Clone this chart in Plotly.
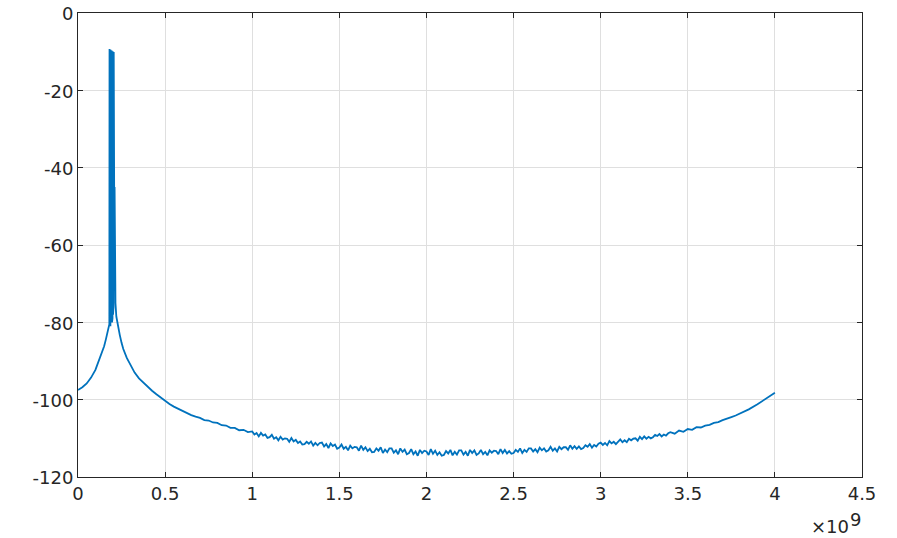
import plotly.graph_objects as go

# Frequency in units of 1e9 Hz, level in dB
freq_ghz = [
    0.000, 0.025, 0.050, 0.075, 0.100, 0.120, 0.140, 0.150, 0.160, 0.170, 0.176,
    0.180, 0.181, 0.183, 0.184, 0.186, 0.187, 0.189, 0.190, 0.192, 0.193, 0.195,
    0.196, 0.198, 0.199, 0.201, 0.202, 0.204, 0.205, 0.206, 0.207, 0.209, 0.210,
    0.212, 0.215, 0.220, 0.230, 0.240, 0.250, 0.260, 0.280, 0.300, 0.325, 0.350,
    0.375, 0.400, 0.425, 0.450, 0.475, 0.500, 0.525, 0.550, 0.575, 0.600, 0.625,
    0.650, 0.675,
    0.700, 0.725, 0.750, 0.775, 0.800, 0.825, 0.850, 0.875, 0.900, 0.925, 0.950,
    0.975,
    1.0000, 1.0125, 1.0250, 1.0375, 1.0500, 1.0625, 1.0750, 1.0875,
    1.1000, 1.1125, 1.1250, 1.1375, 1.1500, 1.1625, 1.1750, 1.1875,
    1.2000, 1.2125, 1.2250, 1.2375, 1.2500, 1.2625, 1.2750, 1.2875,
    1.3000, 1.3125, 1.3250, 1.3375, 1.3500, 1.3625, 1.3750, 1.3875,
    1.4000, 1.4125, 1.4250, 1.4375, 1.4500, 1.4625, 1.4750, 1.4875,
    1.5000, 1.5125, 1.5250, 1.5375, 1.5500, 1.5625, 1.5750, 1.5875,
    1.6000, 1.6125, 1.6250, 1.6375, 1.6500, 1.6625, 1.6750, 1.6875,
    1.7000, 1.7125, 1.7250, 1.7375, 1.7500, 1.7625, 1.7750, 1.7875,
    1.8000, 1.8125, 1.8250, 1.8375, 1.8500, 1.8625, 1.8750, 1.8875,
    1.9000, 1.9125, 1.9250, 1.9375, 1.9500, 1.9625, 1.9750, 1.9875,
    2.0000, 2.0125, 2.0250, 2.0375, 2.0500, 2.0625, 2.0750, 2.0875,
    2.1000, 2.1125, 2.1250, 2.1375, 2.1500, 2.1625, 2.1750, 2.1875,
    2.2000, 2.2125, 2.2250, 2.2375, 2.2500, 2.2625, 2.2750, 2.2875,
    2.3000, 2.3125, 2.3250, 2.3375, 2.3500, 2.3625, 2.3750, 2.3875,
    2.4000, 2.4125, 2.4250, 2.4375, 2.4500, 2.4625, 2.4750, 2.4875,
    2.5000, 2.5125, 2.5250, 2.5375, 2.5500, 2.5625, 2.5750, 2.5875,
    2.6000, 2.6125, 2.6250, 2.6375, 2.6500, 2.6625, 2.6750, 2.6875,
    2.7000, 2.7125, 2.7250, 2.7375, 2.7500, 2.7625, 2.7750, 2.7875,
    2.8000, 2.8125, 2.8250, 2.8375, 2.8500, 2.8625, 2.8750, 2.8875,
    2.9000, 2.9125, 2.9250, 2.9375, 2.9500, 2.9625, 2.9750, 2.9875,
    3.0000, 3.0125, 3.0250, 3.0375, 3.0500, 3.0625, 3.0750, 3.0875,
    3.1000, 3.1125, 3.1250, 3.1375, 3.1500, 3.1625, 3.1750, 3.1875,
    3.2000, 3.2125, 3.2250, 3.2375, 3.2500, 3.2625, 3.2750, 3.2875,
    3.3000, 3.3125, 3.3250, 3.3375, 3.3500, 3.3625, 3.3750, 3.3875,
    3.400, 3.425, 3.450, 3.475, 3.500, 3.525, 3.550, 3.575, 3.600, 3.625, 3.650,
    3.675, 3.700, 3.725, 3.750, 3.775, 3.800, 3.850, 3.900, 3.950, 4.000,
]

level_db = [
    -97.5, -96.8, -95.8, -94.3, -92.3, -90.0, -87.8, -86.2, -84.4, -82.6, -81.3,
    -80.5, -9.3, -80.0, -9.4, -81.0, -9.5, -80.0, -9.6, -79.0, -9.7, -80.0,
    -9.8, -79.0, -9.9, -78.0, -10.0, -76.0, -10.1, -60.0, -30.0, -65.0, -45.0,
    -72.0, -75.0, -78.5, -81.5, -83.3, -85.3, -86.9, -89.2, -91.0, -93.0, -94.5,
    -95.6, -96.7, -97.7, -98.6, -99.5, -100.3, -101.1, -101.8, -102.4, -103.0, -103.5,
    -104.0, -104.4,
    -104.7, -105.3, -105.4, -105.9, -106.0, -106.6, -106.7, -107.3, -107.3, -107.9, -107.8,
    -108.4,
    -108.2, -109.0, -108.6, -109.5, -108.6, -109.3, -109.0, -109.9,
    -109.7, -109.1, -110.1, -109.7, -110.5, -109.6, -110.3, -110.0,
    -110.1, -110.9, -109.9, -110.8, -110.4, -111.2, -110.8, -111.6,
    -111.5, -110.9, -111.4, -110.8, -111.9, -111.2, -111.8, -111.2,
    -111.1, -112.1, -111.5, -112.5, -111.3, -112.0, -111.6, -112.7,
    -112.4, -111.6, -112.7, -112.2, -113.1, -111.9, -112.6, -112.2,
    -112.3, -113.2, -111.9, -113.0, -112.3, -113.3, -112.7, -113.6,
    -113.5, -112.6, -113.2, -112.3, -113.8, -112.9, -113.6, -112.6,
    -112.6, -113.7, -113.1, -114.1, -112.6, -113.5, -112.9, -114.1,
    -113.8, -112.8, -114.1, -113.4, -114.5, -113.0, -113.8, -113.2,
    -113.4, -114.3, -112.8, -114.0, -113.2, -114.3, -113.6, -114.5,
    -114.3, -113.3, -113.9, -113.0, -114.4, -113.5, -114.2, -113.1,
    -113.1, -114.2, -113.5, -114.5, -113.0, -113.8, -113.1, -114.3,
    -113.9, -113.0, -114.1, -113.5, -114.4, -113.1, -113.7, -113.2,
    -113.3, -114.1, -112.8, -113.8, -113.0, -113.9, -113.3, -114.0,
    -113.8, -113.0, -113.5, -112.6, -113.8, -113.0, -113.5, -112.6,
    -112.6, -113.4, -112.8, -113.6, -112.4, -113.1, -112.6, -113.4,
    -113.1, -112.2, -113.2, -112.6, -113.4, -112.2, -112.8, -112.3,
    -112.3, -113.0, -111.8, -112.7, -112.0, -112.7, -112.1, -112.8,
    -112.5, -111.8, -112.2, -111.5, -112.4, -111.7, -112.1, -111.4,
    -111.1, -111.7, -111.2, -111.8, -110.7, -111.3, -110.9, -111.5,
    -111.0, -110.3, -111.0, -110.5, -111.0, -110.1, -110.5, -110.1,
    -110.0, -110.6, -109.6, -110.2, -109.5, -110.1, -109.6, -110.0,
    -109.7, -109.1, -109.4, -108.9, -109.5, -109.0, -109.3, -108.7,
    -108.4, -108.8, -108.0, -108.3, -107.6, -107.8, -107.1, -107.2, -106.7, -106.5, -106.0,
    -105.8, -105.3, -105.0, -104.5, -104.1, -103.6, -102.5, -101.2, -99.8, -98.2,
]

x_tick_vals = [0, 0.5, 1, 1.5, 2, 2.5, 3, 3.5, 4, 4.5]
x_tick_text = ["0", "0.5", "1", "1.5", "2", "2.5", "3", "3.5", "4", "4.5"]
y_tick_vals = [-120, -100, -80, -60, -40, -20, 0]
y_tick_text = ["-120", "-100", "-80", "-60", "-40", "-20", "0"]
x_exponent_base = "×10"
x_exponent_power = "9"

axis_color = "#262626"
grid_color = "#dfdfdf"
font = dict(family="DejaVu Sans, Liberation Sans, sans-serif", size=18, color=axis_color)

fig = go.Figure()
fig.add_trace(go.Scatter(
    x=freq_ghz, y=level_db, mode="lines",
    line=dict(color="#0072BD", width=1.8),
    showlegend=False, hoverinfo="skip",
))

common_axis = dict(
    showline=True, linecolor=axis_color, linewidth=1, mirror="ticks",
    ticks="inside", ticklen=5, tickcolor=axis_color, tickwidth=1,
    showgrid=True, gridcolor=grid_color, gridwidth=1,
    zeroline=False, tickfont=font, automargin=False,
    ticklabeloverflow="allow",
)

fig.update_xaxes(range=[0, 4.5], tickvals=x_tick_vals, ticktext=x_tick_text, **common_axis)
fig.update_yaxes(range=[-120, 0], tickvals=y_tick_vals, ticktext=y_tick_text,
                 ticklabelshift=1, **common_axis)

fig.add_annotation(
    xref="paper", yref="paper", x=1.0, y=0.0, xanchor="right", yanchor="middle",
    xshift=-11, yshift=-49, text=x_exponent_base, showarrow=False, font=font,
)
fig.add_annotation(
    xref="paper", yref="paper", x=1.0, y=0.0, xanchor="right", yanchor="middle",
    xshift=1, yshift=-42, text=x_exponent_power, showarrow=False, font=font,
)

fig.update_layout(
    width=897, height=538,
    margin=dict(l=78, r=35, t=13, b=61),
    paper_bgcolor="white", plot_bgcolor="white",
    font=font,
)

fig.write_html(
    "out.html",
    config={"displayModeBar": False},
    post_script="document.body.style.margin='0';",
)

[EXERCISE AIM] Look at the listing and set down only the lines from its start through the line with "import plotly.graph_objects as go", word for word and without pictures.

[ANSWER BELOW]
Clone this chart in Plotly.
import plotly.graph_objects as go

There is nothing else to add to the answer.